Harper’s writer Lewis H Lapham is another distinguished representative of the tradition of H L Mencken, if not as hard-boiled as some David mentions. A more ferocious yet urbane critic of George W Bush and the whole “imperial” mission of the neocons is hard to imagine. I commend Lapham’s essays. I rather like his patrician style. See for example “The Case for Impeachment: Why we can no longer afford George W. Bush”. As I wrote in July 2005, “The US form of ‘patriotism’ is alien to most Australians I know, and was considered quite bizarre even by my parents and grandparents, none of whom were known to be leftwingers either. Mind you, the more Americans there were like Harpers Magazine’s Lewis H Lapham, the better would be the US and the safer the rest of us.” [I see the Lapham articles are now limited to subscribers to Harper’s. See instead Lewis Lapham Interview on The Progressive and Conversation with Lewis H Lapham from Conversations with History: Institute of International Studies, UC Berkeley.]
Discussions of US fundamentalism or evangelicalism too often resort to overgeneralisation. For all the drivel emanating from Ken Ham and his fans there are also others in that world far less kooky, as perusal of Sojourners or even Christianity Today quickly shows. David’s point that we must avoid “the left-wing version of ‘all Arabs are terrorists’ [which] could be used to justify anything” is well made.
There are such significant cultural differences between the USA and Australia, despite the many similarities, that the discourse “over there” is a minefield for us Aussies. At the same time, unreflectively projecting their assumptions and values onto the rest of the world has often been a trap for Americans, which can have — I would argue has had — disastrous results at times, perhaps now more than ever.
David, feel free to respond. 🙂
1 September UPDATE
Ninglun from here on, not David…
Given the direction the comment section has taken, here are some more resources for you. The first is a Rolling Stones song some may find offensive, “My Sweet Neocon”, but it is part of the discourse.
For all that some mutter about Wikipedia, its account of neoconservatism in the USA — because the term has become something of a generic term of abuse such careful distinction is necessary — is actually quite a good starting point.
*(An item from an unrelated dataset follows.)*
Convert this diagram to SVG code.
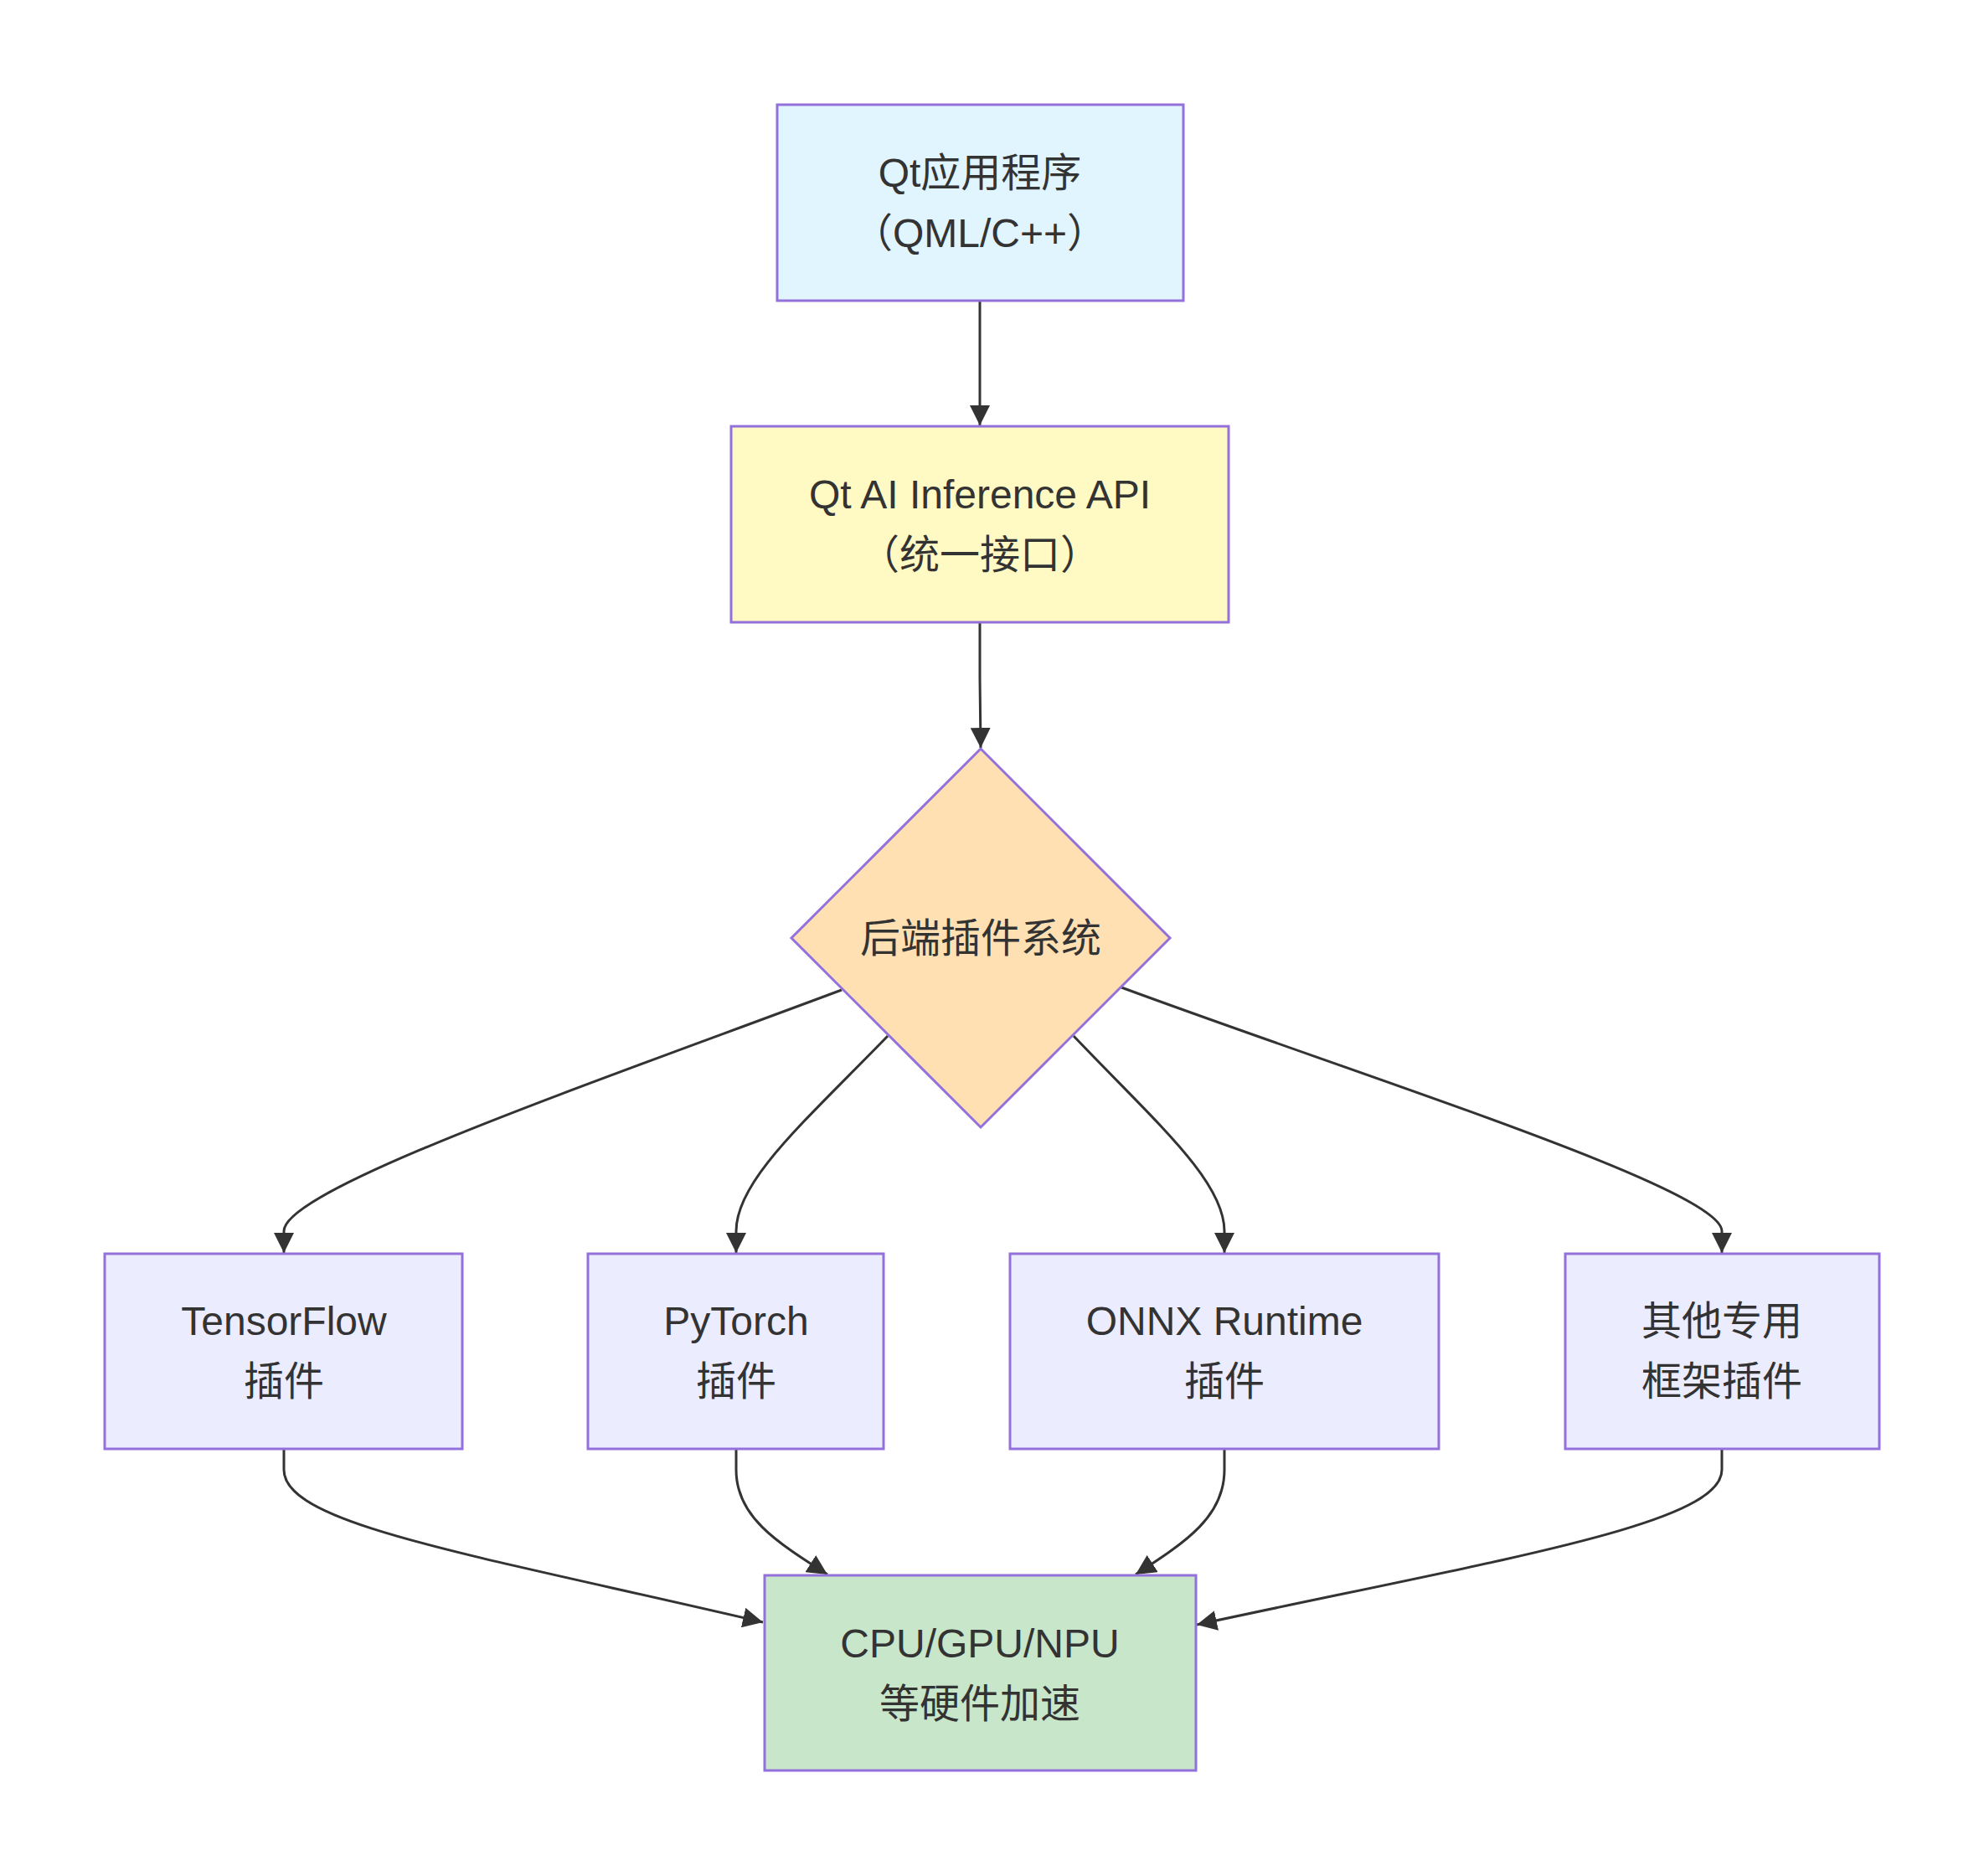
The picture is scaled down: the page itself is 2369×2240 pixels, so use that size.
<svg xmlns="http://www.w3.org/2000/svg" width="2369" height="2240" viewBox="0 0 2369 2240">
<defs>
<style>
.node{stroke:#9370DB;stroke-width:3}
.def{fill:#ECECFF}
.edge{fill:none;stroke:#333333;stroke-width:3}
text{font-family:"Liberation Sans","Noto Sans CJK SC",Arial,sans-serif;font-size:48px;fill:#333333;text-anchor:middle;dominant-baseline:central}
</style>
<marker id="arrow" viewBox="0 0 10 10" refX="10" refY="5" markerUnits="userSpaceOnUse" markerWidth="24" markerHeight="24" orient="auto">
<path d="M0,0 L10,5 L0,10 z" fill="#333333"/>
</marker>
</defs>
<rect x="0" y="0" width="2369" height="2240" fill="#ffffff"/>
<g id="edges">
<path class="edge" d="M1170,360 L1170,508" marker-end="url(#arrow)"/>
<path class="edge" d="M1170,744 L1170,810 L1171,893" marker-end="url(#arrow)"/>
<path class="edge" d="M1005,1182 C700,1296 339,1420 339,1470 L339,1496" marker-end="url(#arrow)"/>
<path class="edge" d="M1060,1237 C960,1340 879,1410 879,1470 L879,1496" marker-end="url(#arrow)"/>
<path class="edge" d="M1282,1237 C1380,1340 1462,1410 1462,1470 L1462,1496" marker-end="url(#arrow)"/>
<path class="edge" d="M1339,1179 C1640,1290 2056,1420 2056,1470 L2056,1496" marker-end="url(#arrow)"/>
<path class="edge" d="M339,1731 L339,1755 C339,1820 560,1855 911,1937" marker-end="url(#arrow)"/>
<path class="edge" d="M879,1731 L879,1755 C879,1810 925,1840 988,1880" marker-end="url(#arrow)"/>
<path class="edge" d="M1462,1731 L1462,1755 C1462,1810 1418,1840 1356,1880" marker-end="url(#arrow)"/>
<path class="edge" d="M2056,1731 L2056,1755 C2056,1820 1800,1860 1429,1940" marker-end="url(#arrow)"/>
</g>
<g id="app">
<rect class="node" x="928" y="125" width="485" height="234" fill="#E1F5FE"/>
<text x="1170" y="206">Qt应用程序</text>
<text x="1170" y="278">（QML/C++）</text>
</g>
<g id="api">
<rect class="node" x="873" y="509" width="594" height="234" fill="#FFF9C4"/>
<text x="1170" y="590">Qt AI Inference API</text>
<text x="1170" y="662">（统一接口）</text>
</g>
<g id="backend">
<polygon class="node" points="1171,894 1397,1120 1171,1346 945,1120" fill="#FFE0B2"/>
<text x="1171" y="1120">后端插件系统</text>
</g>
<g id="tensorflow">
<rect class="node def" x="125" y="1497" width="427" height="233"/>
<text x="339" y="1577">TensorFlow</text>
<text x="339" y="1649">插件</text>
</g>
<g id="pytorch">
<rect class="node def" x="702" y="1497" width="353" height="233"/>
<text x="879" y="1577">PyTorch</text>
<text x="879" y="1649">插件</text>
</g>
<g id="onnx">
<rect class="node def" x="1206" y="1497" width="512" height="233"/>
<text x="1462" y="1577">ONNX Runtime</text>
<text x="1462" y="1649">插件</text>
</g>
<g id="other">
<rect class="node def" x="1869" y="1497" width="375" height="233"/>
<text x="2056" y="1577">其他专用</text>
<text x="2056" y="1649">框架插件</text>
</g>
<g id="hardware">
<rect class="node" x="913" y="1881" width="515" height="233" fill="#C8E6C9"/>
<text x="1170" y="1962">CPU/GPU/NPU</text>
<text x="1170" y="2034">等硬件加速</text>
</g>
</svg>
I am afraid many of us, and I count myself, though I do try more than I did to avoid doing this, rabbit on in our blogs about things we really do not understand. That’s fine, up to a point; the blog is not written in stone for all time, after all. I think this current post is a bit of a contribution to more careful thought. I hope that is the case. I do know I have been learning something from it all.